There was some indication that managers from poorer backgrounds had more concentrated portfolios and traded more, perhaps indicating that they take on more risk to try to overcome other disadvantages.

Small Sample Size

There are, of course, some caveats here. The study uses data from the 1940 census to establish family background and was very rigorous about being sure about matching the right fund manager.

That leads to a small sample size, 208, with a bias towards older managers. It is possible that the industry has become more meritocratic in recent years.

A 2015 study of hedge funds found that only 2.6 percent in the sample were managed exclusively by women and 4.6 percent name any women as managers, again resulting in a fairly small sample size. There were only 439 hedge funds identified with any women managers over the 20 years covered by the study, carried out by Rajesh Aggarwal and Nicole Boyson of Northeastern University. (http://papers.ssrn.com/sol3/papers.cfm?abstract_id=2726584)

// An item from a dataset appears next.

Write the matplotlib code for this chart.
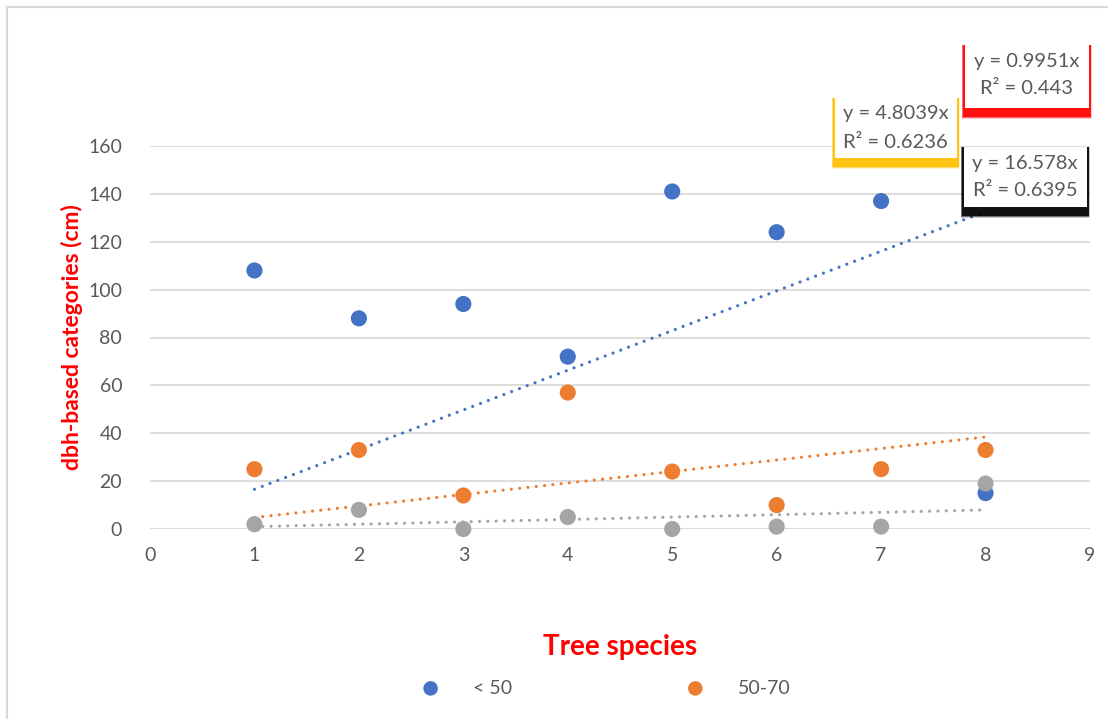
import matplotlib
matplotlib.use("Agg")
import matplotlib.pyplot as plt
from matplotlib.lines import Line2D
from matplotlib.patches import Rectangle
import numpy as np

plt.rcParams['font.family'] = ['Lato', 'DejaVu Sans']

# Tree species index and counts per dbh class
species = [1, 2, 3, 4, 5, 6, 7, 8]
under_50 = [108, 88, 94, 72, 141, 124, 137, 15]
from_50_70 = [25, 33, 14, 57, 24, 10, 25, 33]
over_70 = [2, 8, 0, 5, 0, 1, 1, 19]

series_names = ["< 50", "50-70", "> 70"]
series_colors = ["#4472C4", "#ED7D31", "#A5A5A5"]

x_ticks = list(range(0, 10))
y_ticks = list(range(0, 161, 20))

W, H = 1108, 719
fig = plt.figure(figsize=(W / 100, H / 100), dpi=100)

def fx(px):
    return px / W

def fy(py):
    return 1 - py / H

ax = fig.add_axes([fx(150), fy(529), fx(1090) - fx(150), fy(146) - fy(529)])
ax.set_xlim(0, 9)
ax.set_ylim(0, 160)
ax.set_xticks(x_ticks)
ax.set_yticks(y_ticks)
ax.tick_params(length=0, labelsize=14, labelcolor="#595959")
ax.tick_params(axis='x', pad=13)
ax.tick_params(axis='y', pad=20)
for s in ax.spines.values():
    s.set_visible(False)
ax.yaxis.grid(True, color="#d9d9d9", lw=1.3)
ax.set_axisbelow(True)

x = np.array(species, dtype=float)
handles = []
fits = []
for vals, name, col in zip([under_50, from_50_70, over_70], series_names, series_colors):
    y = np.array(vals, dtype=float)
    # least-squares line through the origin (uncentred R²)
    slope = (x * y).sum() / (x * x).sum()
    sse = ((y - slope * x) ** 2).sum()
    r2 = 1 - sse / (y ** 2).sum()
    fits.append((slope, r2))
    h = ax.scatter(x, y, s=135, color=col, zorder=3, clip_on=False, label=name,
                   edgecolors='none')
    handles.append(h)

# trendlines drawn over the points' range
for i in [2, 1, 0]:
    slope = fits[i][0]
    ax.plot([x.min(), x.max()], [slope * x.min(), slope * x.max()],
            color=series_colors[i], lw=2.3, linestyle=(0, (0.01, 2.6)),
            dash_capstyle='round', zorder=2, clip_on=False)

ax.set_xlabel("Tree species", color="red", fontsize=20, fontweight='bold', labelpad=50)
ax.set_ylabel("dbh-based categories (cm)", color="red", fontsize=16.5,
              fontweight='bold', labelpad=4)

def fmt_r2(v):
    return f"{v:.4f}".rstrip('0').rstrip('.')

# trendline equation boxes with coloured drop shadows
boxes = [
    (1, (833, 98, 958, 158), "#FFC000"),
    (2, (963, 45, 1090, 108), "#FF0000"),
    (0, (962, 147, 1088, 207), "#000000"),
]
for idx, (x0, y0, x1, y1), shade in boxes:
    for k, a in enumerate([0.2, 0.45, 0.85]):
        grow = 3 - k
        fig.patches.append(Rectangle((fx(x0 - grow * 0.5), fy(y1 + 8 + grow)),
                                     fx(x1 - x0 + grow), fy(y0) - fy(y1 + 8 + grow),
                                     transform=fig.transFigure, facecolor=shade,
                                     edgecolor='none', alpha=a, zorder=4))
    fig.patches.append(Rectangle((fx(x0 + 1.5), fy(y1)), fx(x1 - x0 - 3), fy(y0) - fy(y1),
                                 transform=fig.transFigure, facecolor='white',
                                 edgecolor='none', zorder=5))
    slope, r2 = fits[idx]
    cx = fx((x0 + x1) / 2)
    fig.text(cx, fy(y0 + 16), f"y = {slope:.5g}x", ha='center', va='center',
             fontsize=14.5, color="#595959", zorder=6)
    fig.text(cx, fy(y0 + 44), f"R² = {fmt_r2(r2)}", ha='center', va='center',
             fontsize=14.5, color="#595959", zorder=6)

fig.legend(handles=handles[:2], labels=series_names[:2], loc='center',
           bbox_to_anchor=(fx(601), fy(688)), ncol=2, frameon=False,
           fontsize=14, labelcolor="#595959", handletextpad=1.2,
           columnspacing=8.4, markerscale=0.9)

# chart area border
fig.add_artist(Line2D([fx(7), fx(7)], [fy(7), 0], color="#d9d9d9", lw=1.5,
                      transform=fig.transFigure))
fig.add_artist(Line2D([fx(7), 1], [fy(7), fy(7)], color="#d9d9d9", lw=1.5,
                      transform=fig.transFigure))

fig.savefig("out.png", dpi=100)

Female-only funds do about as well as male-only funds, while mixed-sex teams seem to underperform both male- and female-only funds. What was striking was that among hedge funds that survive (and remember many hedge funds fail in the first few years), those with at least one female manager have better performance than male-managed surviving funds, despite having lower assets under management.

“Using media mentions as a proxy for investor interest, female-managed funds receive proportionately less attention. Our results suggest that there are no inherent differences in skill between female and male managers, but that only the best performing female managers manage to survive,” the authors write.

Among surviving hedge funds, those with female management had a buy-and-hold annual return of 7.52 percent against 6.69 percent for male firms. Female-run hedge funds also produced more risk-adjusted outperformance, doing better by about 0.60 percentage point annually.

Again, though the sample size is smaller than ideal, both studies seem to indicate a truth that is easy to imagine: that people who cross major boundaries, in this case of gender and economics, to pursue their careers face high hurdles.

That winnowing process only allows the best to get through.